Another notable change in Russia’s external trade has been a sharp decline in trade volumes. In 1992 exports to areas outside of the former USSR were less than two thirds of the 1988 export level, while imports were less than half of the 1988 level. Foreign trade fell even further in 1993, due in part to the introduction of new import tariffs and additional controls on strategically sensitive exports. Attempts to determine Russia’s true trade balance, however, are complicated by the existence of barter trade and the illegal transfer of Russian assets abroad. Barter trade constituted an estimated 45 per cent of total exports and 30 per cent of total imports in 1994. Goods are bartered primarily with the former Soviet republics, most of whom still receive Russian fuel at subsidized prices. As to the illegal transfer of Russian assets, some estimates place the total amount of illegal capital outflow to date at US$30 billion or more.

O

Labour

The total workforce in Russia numbered about 73,528,949 in 2006. Although many people have continued to work in state-owned enterprises, the number has decreased steadily as a result of privatizations and closures; in 1993 about 41 per cent of the workforce was employed outside the state sector and the number has increased since. Industry, including mining and construction, is the country’s leading employment sector, with about 30 per cent of the total workforce. Agriculture, forestry, and fishing account for about 10 per cent of all employment, and the trade and transport sectors about 8 per cent each. About 25 per cent of all workers are employed in community, social, and personal services. About 8 per cent of the population was unemployed at the end of 1996 according to the International Labour Organization (ILO); the official unemployment figure was less than half this. However, the true unemployment rate is much higher than the ILO total; another 5 per cent was on short-time work or “administrative” leave.

Outside the educational and health sectors, where the workforce is overwhelmingly female, women have borne the brunt of employment uncertainties in Russia. They tend to be the first to be laid off by companies anxious to avoid payment of relatively generous child allowance payments and maternity leave. It is estimated, in fact, that almost 70 per cent of Russia’s unemployed are women; the figure also includes an increasing number of young people.

Even those in work are not necessarily well off. State wages in particular are very low, normally between 65 and 80 per cent of the average Russian wage, depending on the sector. As a result, many people are forced to take second jobs; in 1995 more than 8 million people admitted to having a second job. Overall, within Russia, income differentials have widened sharply. According to official statistics more than one third of the population has an income below the official minimum wage, which is itself only about 10 per cent of the average wage.

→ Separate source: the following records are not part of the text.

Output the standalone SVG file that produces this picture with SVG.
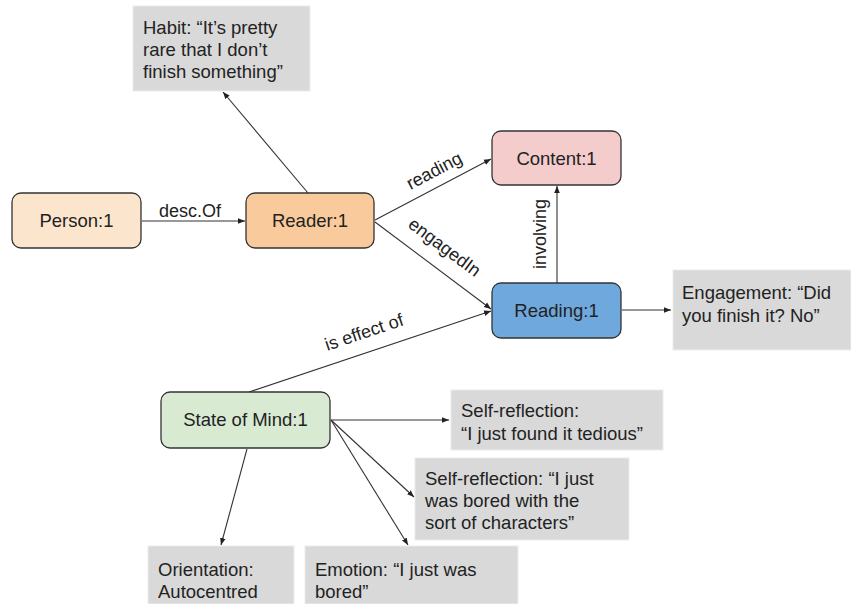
<svg xmlns="http://www.w3.org/2000/svg" width="851" height="604" viewBox="0 0 851 604">
<defs>
<style>
text{font-family:"Liberation Sans",Arial,sans-serif;font-size:18.5px;fill:#222}
.node{stroke:#333;stroke-width:1.3}
.note{fill:#d9d9d9;stroke:#ececec;stroke-width:1}
.c{text-anchor:middle}
.lbl{font-size:18px;text-anchor:middle}
.edge{stroke:#333;stroke-width:1.1;fill:none;marker-end:url(#ah)}
</style>
<marker id="ah" viewBox="0 0 10 10" refX="10" refY="5" markerWidth="7" markerHeight="7" markerUnits="userSpaceOnUse" orient="auto">
<path d="M0,1 L10,5 L0,9 z" fill="#222"/>
</marker>
</defs>
<rect width="851" height="604" fill="#fff"/>

<g id="connectors">
<line class="edge" x1="308" y1="193" x2="223" y2="92"/>
<line class="edge" x1="142" y1="221" x2="245" y2="221"/>
<line class="edge" x1="375" y1="220" x2="491" y2="159"/>
<line class="edge" x1="375" y1="222" x2="491" y2="309"/>
<line class="edge" x1="557" y1="283" x2="557" y2="186"/>
<line class="edge" x1="622" y1="310" x2="671" y2="310"/>
<line class="edge" x1="249" y1="392" x2="491" y2="311"/>
<line class="edge" x1="331" y1="420" x2="449" y2="420"/>
<line class="edge" x1="331" y1="420" x2="414" y2="497"/>
<line class="edge" x1="331" y1="420" x2="408" y2="545"/>
<line class="edge" x1="247" y1="449" x2="221" y2="545"/>
<text class="lbl" x="190" y="217">desc.Of</text>
<text class="lbl" transform="translate(437,176) rotate(-27.7)">reading</text>
<text class="lbl" transform="translate(441,252) rotate(36.9)">engagedIn</text>
<text class="lbl" transform="translate(546,234) rotate(-90)">involving</text>
<text class="lbl" transform="translate(366,338) rotate(-18.6)">is effect of</text>
</g>

<g id="habit">
<rect class="note" x="133" y="6" width="177" height="85"/>
<text x="143" y="34">Habit: “It’s pretty</text>
<text x="143" y="56">rare that I don’t</text>
<text x="143" y="78">finish something”</text>
</g>
<g id="person">
<rect class="node" x="12" y="193" width="129" height="55" rx="9" fill="#fce5cd"/>
<text class="c" x="76.5" y="227">Person:1</text>
</g>
<g id="reader">
<rect class="node" x="246" y="193" width="128" height="55" rx="9" fill="#f9cb9c"/>
<text class="c" x="310" y="227">Reader:1</text>
</g>
<g id="content">
<rect class="node" x="492" y="131" width="129" height="54" rx="9" fill="#f4cccc"/>
<text class="c" x="556.5" y="165">Content:1</text>
</g>
<g id="reading">
<rect class="node" x="492" y="283" width="129" height="55" rx="9" fill="#6fa8dc"/>
<text class="c" x="556.5" y="317">Reading:1</text>
</g>
<g id="engagement">
<rect class="note" x="673" y="270" width="178" height="80"/>
<text x="682" y="299">Engagement: “Did</text>
<text x="682" y="322">you finish it? No”</text>
</g>
<g id="stateofmind">
<rect class="node" x="161" y="392" width="169" height="56" rx="9" fill="#d9ead3"/>
<text class="c" x="245.5" y="426">State of Mind:1</text>
</g>
<g id="selfreflection1">
<rect class="note" x="451" y="390" width="212" height="60"/>
<text x="461" y="417">Self-reflection:</text>
<text x="461" y="440">“I just found it tedious”</text>
</g>
<g id="selfreflection2">
<rect class="note" x="415" y="458" width="214" height="82"/>
<text x="425" y="485">Self-reflection: “I just</text>
<text x="425" y="507">was bored with the</text>
<text x="425" y="529">sort of characters”</text>
</g>
<g id="orientation">
<rect class="note" x="148" y="546" width="146" height="58"/>
<text x="158" y="576">Orientation:</text>
<text x="158" y="598">Autocentred</text>
</g>
<g id="emotion">
<rect class="note" x="305" y="546" width="213" height="58"/>
<text x="315" y="576">Emotion: “I just was</text>
<text x="315" y="598">bored”</text>
</g>
</svg>
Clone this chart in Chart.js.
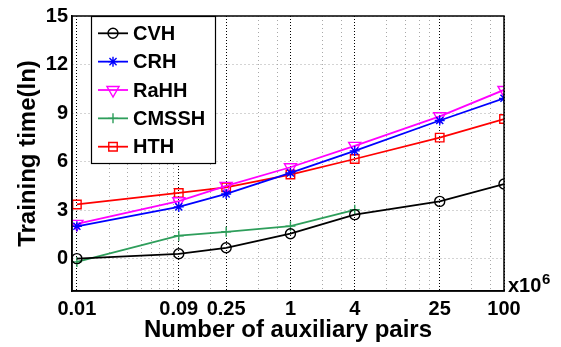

The organization of labour has changed little since the Soviet period. Trade unions are dominated by organizations that succeeded the official trade unions of the USSR with their leadership, property, and apparatus intact. Their parent organization is the Federation of Independent Trade Unions of Russia (the Russian acronym is FNPR), the successor to the Soviet-era All Union Central Council of Trade Unions, which claims 50 million members, or nearly 70 per cent of the total workforce. However, a number of independent trade unions have formed outside the FNPR, including those representing clock, railway, metallurgical, and air-traffic-control workers. Altogether, such unions have a total membership of about 3 million. However, they have played a significant political role, notably through the Independent Trade Union of Mineworkers, which played an important role in the collapse of the USSR by coordinating efforts to counter the influence of the conservative FNPR. More recent attempts by the government to reduce the FNPR’s powers prompted most member unions to express support for conservative parties.

The FNPR unions initially retained a number of powers from the Soviet period, including control over social-security funds, the ability to automatically deduct union fees from workers’ paypackets, and the right to veto proposals by management to fire workers. In 1993 the administration of the social security system was transferred outside the FNPR.